6.7-stable review patch. If anyone has any objections, please let me know.
------------------
From: Yu Kuai yukuai3@huawei.com
commit 1baae052cccd08daf9a9d64c3f959d8cdb689757 upstream.
mddev_suspend() never stop sync_thread, hence it doesn't make sense to ignore suspended array in md_check_recovery(), which might cause sync_thread can't be unregistered.
After commit f52f5c71f3d4 ("md: fix stopping sync thread"), following hang can be triggered by test shell/integrity-caching.sh:
1) suspend the array: raid_postsuspend mddev_suspend
2) stop the array: raid_dtr md_stop __md_stop_writes stop_sync_thread set_bit(MD_RECOVERY_INTR, &mddev->recovery); md_wakeup_thread_directly(mddev->sync_thread); wait_event(..., !test_bit(MD_RECOVERY_RUNNING, &mddev->recovery))

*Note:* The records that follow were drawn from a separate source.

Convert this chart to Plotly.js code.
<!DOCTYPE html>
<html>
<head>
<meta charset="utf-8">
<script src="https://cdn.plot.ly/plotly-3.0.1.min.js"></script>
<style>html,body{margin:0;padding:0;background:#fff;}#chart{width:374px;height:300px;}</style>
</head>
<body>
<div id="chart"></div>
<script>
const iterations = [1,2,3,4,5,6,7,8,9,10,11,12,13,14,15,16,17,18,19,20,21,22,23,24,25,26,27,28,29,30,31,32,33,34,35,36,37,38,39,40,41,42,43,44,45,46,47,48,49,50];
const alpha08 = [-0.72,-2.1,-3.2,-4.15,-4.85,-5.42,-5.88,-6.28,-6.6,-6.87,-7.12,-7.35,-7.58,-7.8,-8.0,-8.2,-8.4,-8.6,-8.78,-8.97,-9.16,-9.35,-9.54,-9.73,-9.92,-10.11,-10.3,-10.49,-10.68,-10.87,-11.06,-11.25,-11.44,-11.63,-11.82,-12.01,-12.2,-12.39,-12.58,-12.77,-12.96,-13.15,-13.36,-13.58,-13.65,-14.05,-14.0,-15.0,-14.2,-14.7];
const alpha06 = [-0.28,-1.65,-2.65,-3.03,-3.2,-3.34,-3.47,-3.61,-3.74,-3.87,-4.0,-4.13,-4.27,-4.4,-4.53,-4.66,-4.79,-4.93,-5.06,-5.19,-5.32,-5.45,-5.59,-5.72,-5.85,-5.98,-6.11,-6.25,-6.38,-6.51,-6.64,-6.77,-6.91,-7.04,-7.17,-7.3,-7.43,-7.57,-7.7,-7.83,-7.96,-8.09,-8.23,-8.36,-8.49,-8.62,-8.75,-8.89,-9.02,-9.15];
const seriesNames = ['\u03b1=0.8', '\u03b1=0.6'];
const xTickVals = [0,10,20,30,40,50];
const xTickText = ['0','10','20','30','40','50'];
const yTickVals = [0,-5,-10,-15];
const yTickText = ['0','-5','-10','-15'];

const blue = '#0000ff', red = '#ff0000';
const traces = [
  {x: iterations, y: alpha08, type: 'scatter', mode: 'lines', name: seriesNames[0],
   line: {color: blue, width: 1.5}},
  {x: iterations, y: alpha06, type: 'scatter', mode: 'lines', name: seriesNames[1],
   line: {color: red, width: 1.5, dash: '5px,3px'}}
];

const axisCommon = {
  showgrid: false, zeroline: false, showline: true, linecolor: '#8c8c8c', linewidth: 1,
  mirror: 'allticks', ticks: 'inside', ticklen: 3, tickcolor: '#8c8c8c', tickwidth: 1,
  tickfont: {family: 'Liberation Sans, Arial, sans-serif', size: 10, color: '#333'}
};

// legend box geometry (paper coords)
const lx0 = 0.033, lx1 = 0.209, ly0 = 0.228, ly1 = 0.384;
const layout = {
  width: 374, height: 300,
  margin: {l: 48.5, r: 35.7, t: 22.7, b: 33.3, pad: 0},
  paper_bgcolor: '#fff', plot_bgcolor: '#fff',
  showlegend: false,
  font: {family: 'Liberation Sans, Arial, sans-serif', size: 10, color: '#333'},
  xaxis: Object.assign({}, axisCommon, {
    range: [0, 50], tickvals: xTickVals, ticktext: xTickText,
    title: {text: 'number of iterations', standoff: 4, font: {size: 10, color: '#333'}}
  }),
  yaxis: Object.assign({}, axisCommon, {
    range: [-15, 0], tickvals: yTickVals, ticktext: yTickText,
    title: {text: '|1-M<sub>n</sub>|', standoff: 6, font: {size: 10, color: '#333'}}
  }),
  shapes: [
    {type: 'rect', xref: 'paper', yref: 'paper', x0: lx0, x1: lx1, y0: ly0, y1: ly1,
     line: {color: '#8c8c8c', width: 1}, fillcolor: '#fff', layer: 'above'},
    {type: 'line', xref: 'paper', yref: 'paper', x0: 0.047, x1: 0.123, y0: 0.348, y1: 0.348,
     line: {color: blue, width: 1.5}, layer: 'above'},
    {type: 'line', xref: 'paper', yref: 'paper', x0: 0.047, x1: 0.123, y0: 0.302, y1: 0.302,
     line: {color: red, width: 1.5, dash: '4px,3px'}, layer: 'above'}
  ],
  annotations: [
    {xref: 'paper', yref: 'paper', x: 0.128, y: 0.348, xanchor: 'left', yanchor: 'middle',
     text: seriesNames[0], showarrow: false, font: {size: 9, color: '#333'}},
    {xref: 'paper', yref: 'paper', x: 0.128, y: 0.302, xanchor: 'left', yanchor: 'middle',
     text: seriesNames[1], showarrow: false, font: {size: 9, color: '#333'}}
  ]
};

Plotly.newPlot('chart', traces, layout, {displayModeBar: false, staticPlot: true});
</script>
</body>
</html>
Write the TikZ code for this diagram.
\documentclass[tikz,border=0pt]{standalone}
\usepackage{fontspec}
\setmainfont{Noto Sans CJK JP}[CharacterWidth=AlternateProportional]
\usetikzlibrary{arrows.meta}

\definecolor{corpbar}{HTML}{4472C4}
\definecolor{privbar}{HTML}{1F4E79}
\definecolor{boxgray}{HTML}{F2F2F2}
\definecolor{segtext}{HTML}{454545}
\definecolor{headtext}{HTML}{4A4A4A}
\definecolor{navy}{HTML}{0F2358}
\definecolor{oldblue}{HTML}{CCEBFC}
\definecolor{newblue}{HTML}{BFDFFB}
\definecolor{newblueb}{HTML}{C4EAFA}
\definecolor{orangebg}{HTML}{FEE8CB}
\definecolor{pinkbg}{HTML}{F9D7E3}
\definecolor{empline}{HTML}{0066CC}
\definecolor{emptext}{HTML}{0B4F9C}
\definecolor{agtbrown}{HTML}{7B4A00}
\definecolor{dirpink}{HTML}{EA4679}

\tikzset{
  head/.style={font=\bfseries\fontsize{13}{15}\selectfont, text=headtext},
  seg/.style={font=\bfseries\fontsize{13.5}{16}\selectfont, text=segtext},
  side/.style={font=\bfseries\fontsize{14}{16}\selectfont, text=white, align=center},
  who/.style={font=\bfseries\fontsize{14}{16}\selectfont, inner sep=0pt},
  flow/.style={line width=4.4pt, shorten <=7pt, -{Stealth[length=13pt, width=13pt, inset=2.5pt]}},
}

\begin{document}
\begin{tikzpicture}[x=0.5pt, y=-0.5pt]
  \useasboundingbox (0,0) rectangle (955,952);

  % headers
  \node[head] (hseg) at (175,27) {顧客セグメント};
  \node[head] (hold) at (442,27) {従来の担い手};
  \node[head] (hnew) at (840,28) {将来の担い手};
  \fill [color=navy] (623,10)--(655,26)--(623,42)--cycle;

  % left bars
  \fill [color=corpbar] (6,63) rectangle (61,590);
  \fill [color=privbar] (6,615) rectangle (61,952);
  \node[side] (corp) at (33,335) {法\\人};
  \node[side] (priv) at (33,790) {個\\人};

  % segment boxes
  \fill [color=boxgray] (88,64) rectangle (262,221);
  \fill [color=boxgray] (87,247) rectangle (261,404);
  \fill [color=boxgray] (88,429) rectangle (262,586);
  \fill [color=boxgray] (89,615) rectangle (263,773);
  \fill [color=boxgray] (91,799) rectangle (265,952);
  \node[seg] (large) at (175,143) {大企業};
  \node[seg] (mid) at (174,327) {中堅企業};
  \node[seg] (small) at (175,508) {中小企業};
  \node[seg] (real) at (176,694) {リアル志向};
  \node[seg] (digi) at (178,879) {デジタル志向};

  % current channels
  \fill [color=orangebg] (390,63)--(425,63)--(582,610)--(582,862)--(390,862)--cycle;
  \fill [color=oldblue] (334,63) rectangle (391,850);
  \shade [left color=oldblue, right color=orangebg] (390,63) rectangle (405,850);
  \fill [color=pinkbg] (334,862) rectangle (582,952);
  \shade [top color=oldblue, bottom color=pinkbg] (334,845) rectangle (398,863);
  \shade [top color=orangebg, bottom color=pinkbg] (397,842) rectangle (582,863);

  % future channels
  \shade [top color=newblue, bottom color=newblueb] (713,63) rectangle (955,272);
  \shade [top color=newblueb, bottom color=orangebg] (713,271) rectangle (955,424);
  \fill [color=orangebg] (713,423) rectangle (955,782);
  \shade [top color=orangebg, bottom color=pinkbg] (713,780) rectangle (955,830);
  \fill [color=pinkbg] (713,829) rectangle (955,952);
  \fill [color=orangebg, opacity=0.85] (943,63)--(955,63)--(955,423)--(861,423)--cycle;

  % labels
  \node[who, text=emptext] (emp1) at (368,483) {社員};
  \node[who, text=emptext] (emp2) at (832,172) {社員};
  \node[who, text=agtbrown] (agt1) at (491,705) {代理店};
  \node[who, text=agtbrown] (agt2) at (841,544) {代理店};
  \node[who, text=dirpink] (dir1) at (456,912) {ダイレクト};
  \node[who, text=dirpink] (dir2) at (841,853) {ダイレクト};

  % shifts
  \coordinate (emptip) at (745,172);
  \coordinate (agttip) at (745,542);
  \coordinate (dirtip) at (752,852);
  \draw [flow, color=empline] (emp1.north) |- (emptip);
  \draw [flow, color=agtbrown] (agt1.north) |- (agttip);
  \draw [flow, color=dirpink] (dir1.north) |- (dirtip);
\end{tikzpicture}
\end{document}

3) sync thread done: md_do_sync set_bit(MD_RECOVERY_DONE, &mddev->recovery); md_wakeup_thread(mddev->thread);
4) daemon thread can't unregister sync thread: md_check_recovery if (mddev->suspended) return; -> return directly md_read_sync_thread clear_bit(MD_RECOVERY_RUNNING, &mddev->recovery); -> MD_RECOVERY_RUNNING can't be cleared, hence step 2 hang;
This problem is not just related to dm-raid, fix it by ignoring suspended array in md_check_recovery(). And follow up patches will improve dm-raid better to frozen sync thread during suspend.
Reported-by: Mikulas Patocka mpatocka@redhat.com Closes: https://lore.kernel.org/all/8fb335e-6d2c-dbb5-d7-ded8db5145a@redhat.com/ Fixes: 68866e425be2 ("MD: no sync IO while suspended") Fixes: f52f5c71f3d4 ("md: fix stopping sync thread") Cc: stable@vger.kernel.org # v6.7+ Signed-off-by: Yu Kuai yukuai3@huawei.com Signed-off-by: Song Liu song@kernel.org Link: https://lore.kernel.org/r/20240201092559.910982-2-yukuai1@huaweicloud.com Signed-off-by: Greg Kroah-Hartman gregkh@linuxfoundation.org --- drivers/md/md.c | 3 --- 1 file changed, 3 deletions(-)
--- a/drivers/md/md.c +++ b/drivers/md/md.c @@ -9519,9 +9519,6 @@ not_running: */ void md_check_recovery(struct mddev *mddev) { - if (READ_ONCE(mddev->suspended)) - return; - if (mddev->bitmap) md_bitmap_daemon_work(mddev);